Business ROI considerations should be evaluated across revenue quality, gross margin stability, customer retention, implementation efficiency, and partner productivity. A realistic business scenario might involve a consulting firm that currently sells one-off ERP projects. By shifting to an OEM SaaS model, it can package Odoo, managed hosting, support, and quarterly optimization reviews into annual contracts, while reserving custom integration work as scoped projects. Another scenario is an accounting network that white-labels ERP for clients and relies on a central platform operator for infrastructure, security, and release management. In both cases, ROI improves when standardization reduces delivery variance and when customer success drives expansion into adjacent modules and services.

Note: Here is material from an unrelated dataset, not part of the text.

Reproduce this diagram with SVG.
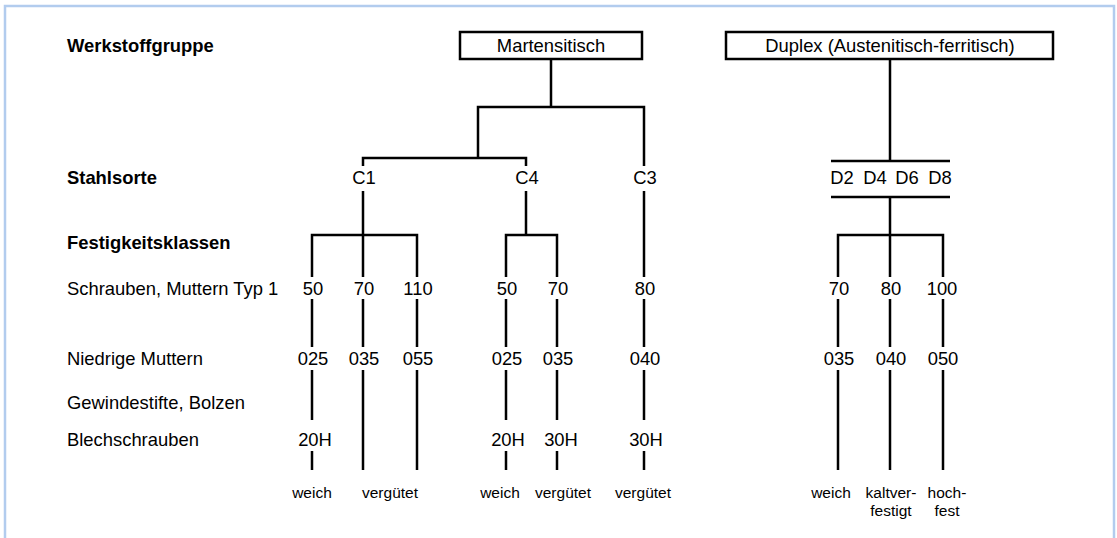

Risk mitigation strategies should focus on avoiding over-customization, underpriced support, weak partner governance, and fragmented infrastructure. Executive recommendations are straightforward: design the commercial model around repeatable service value, not only software resale; segment architecture by customer need rather than technical preference; invest early in onboarding, support operations, and governance; and treat partner enablement as an operational discipline. Future trends will likely include more usage-aware pricing, stronger AI-assisted service operations, tighter compliance expectations, and greater demand for industry-specific white-label ERP offers. Providers that build disciplined OEM SaaS ecosystems now will be better positioned to scale subscription delivery without sacrificing control.